(TASK DIRECTIONS) Repeat, exactly and only, the lines from the beginning of the data through the line with "yscale = alt.Scale(domain=[0, 30], nice=False, zero=True)". Pictures are left out.

(DATA)
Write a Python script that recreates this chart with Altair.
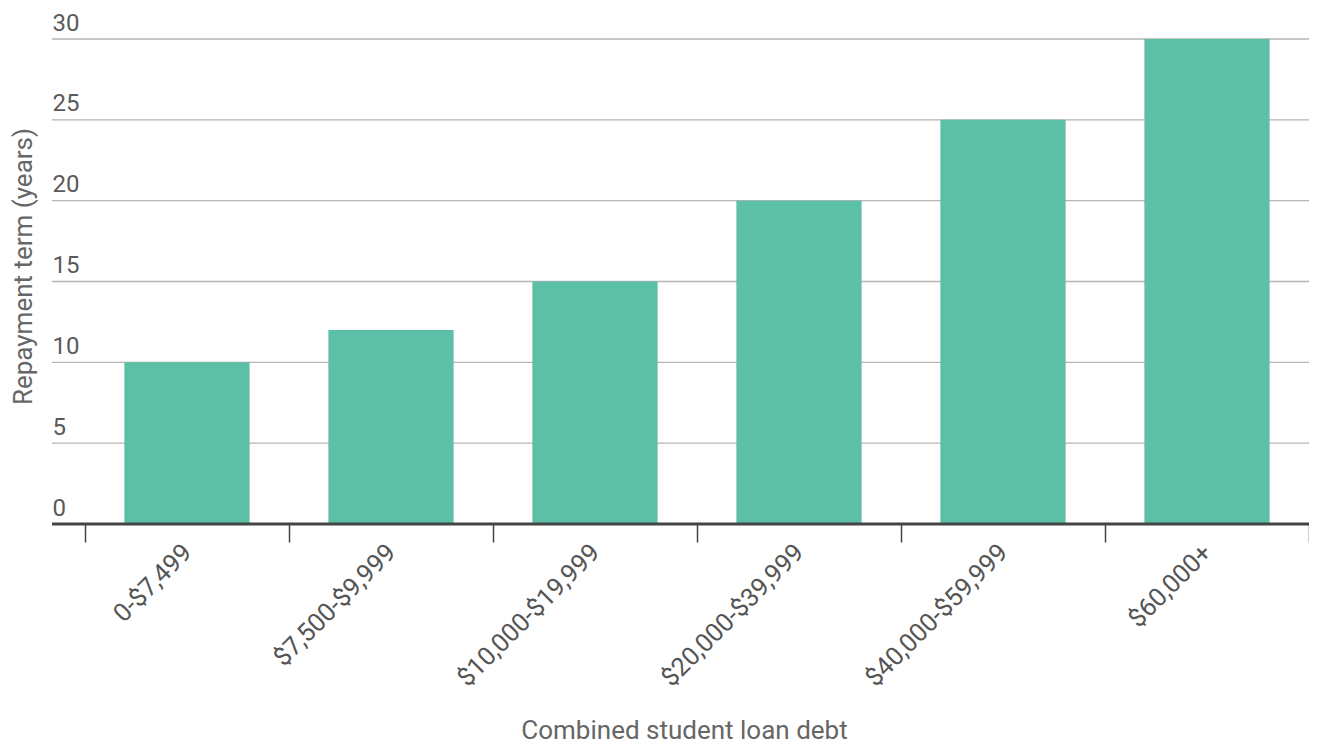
import altair as alt
import pandas as pd

categories = ["0-$7,499", "$7,500-$9,999", "$10,000-$19,999", "$20,000-$39,999", "$40,000-$59,999", "$60,000+"]
years = [10, 12, 15, 20, 25, 30]
grid_values = [5, 10, 15, 20, 25, 30]
y_ticks = [0, 5, 10, 15, 20, 25, 30]

df = pd.DataFrame({"debt": categories, "years": years})
grid_df = pd.DataFrame({"v": grid_values})
base_df = pd.DataFrame({"v": [0]})

W = 1224
H = 485
FONT = "Roboto"

yscale = alt.Scale(domain=[0, 30], nice=False, zero=True)

yaxis = alt.Axis(
    title="Repayment term (years)",
    titleFont=FONT,
    titleFontSize=26,
    titleFontWeight="normal",
    titleColor="#666666",
    titleAngle=270,
    titleX=-62,
    titleY=227,
    titleBaseline="middle",
    titleAlign="center",
    values=y_ticks,
    labelFont=FONT,
    labelFontSize=24,
    labelColor="#5a5a5a",
    labelAlign="left",
    labelBaseline="alphabetic",
    labelPadding=33,
    labelOffset=-9,
    domain=False,
    ticks=False,
    tickSize=0,
    grid=False,
)

grid = alt.Chart(grid_df).mark_rule(color="#b5b5b5", strokeWidth=1.3).encode(
    y=alt.Y("v:Q", scale=yscale, axis=yaxis),
    x=alt.value(-33),
    x2=alt.value(W),
)

bars = alt.Chart(df).mark_bar(color="#5cc0a6", width=alt.RelativeBandSize(0.614)).encode(
    x=alt.X(
        "debt:N",
        sort=categories,
        scale=alt.Scale(paddingInner=0, paddingOuter=0),
        axis=alt.Axis(
            title="Combined student loan debt",
            titleFont=FONT,
            titleFontSize=26,
            titleFontWeight="normal",
            titleColor="#666666",
            titleX=599,
            titleY=214,
            titleBaseline="alphabetic",
            titleAlign="center",
            labelAngle=-45,
            labelAlign="right",
            labelBaseline="middle",
            labelFont=FONT,
            labelFontSize=25.5,
            labelColor="#555555",
            labelPadding=6,
            labelLimit=0,
            labelOverlap=False,
            domain=False,
            grid=False,
            ticks=True,
            tickSize=18,
            tickColor="#444444",
            tickWidth=1.5,
            tickBand="extent",
        ),
    ),
    y=alt.Y("years:Q", scale=yscale, axis=yaxis),
)

baseline = alt.Chart(base_df).mark_rule(color="#444444", strokeWidth=3).encode(
    y=alt.Y("v:Q", scale=yscale, axis=yaxis),
    x=alt.value(-33),
    x2=alt.value(W),
)

chart = (
    alt.layer(grid, bars, baseline)
    .properties(
        width=W,
        height=H,
        autosize=alt.AutoSizeParams(type="none"),
        padding={"left": 77, "top": 31, "right": 0, "bottom": 216},
    )
    .configure_view(stroke=None)
)

chart.save("out.html", embed_options={"renderer": "svg", "actions": False})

(TASK SOLUTION)
Write a Python script that recreates this chart with Altair.
import altair as alt
import pandas as pd

categories = ["0-$7,499", "$7,500-$9,999", "$10,000-$19,999", "$20,000-$39,999", "$40,000-$59,999", "$60,000+"]
years = [10, 12, 15, 20, 25, 30]
grid_values = [5, 10, 15, 20, 25, 30]
y_ticks = [0, 5, 10, 15, 20, 25, 30]

df = pd.DataFrame({"debt": categories, "years": years})
grid_df = pd.DataFrame({"v": grid_values})
base_df = pd.DataFrame({"v": [0]})

W = 1224
H = 485
FONT = "Roboto"

yscale = alt.Scale(domain=[0, 30], nice=False, zero=True)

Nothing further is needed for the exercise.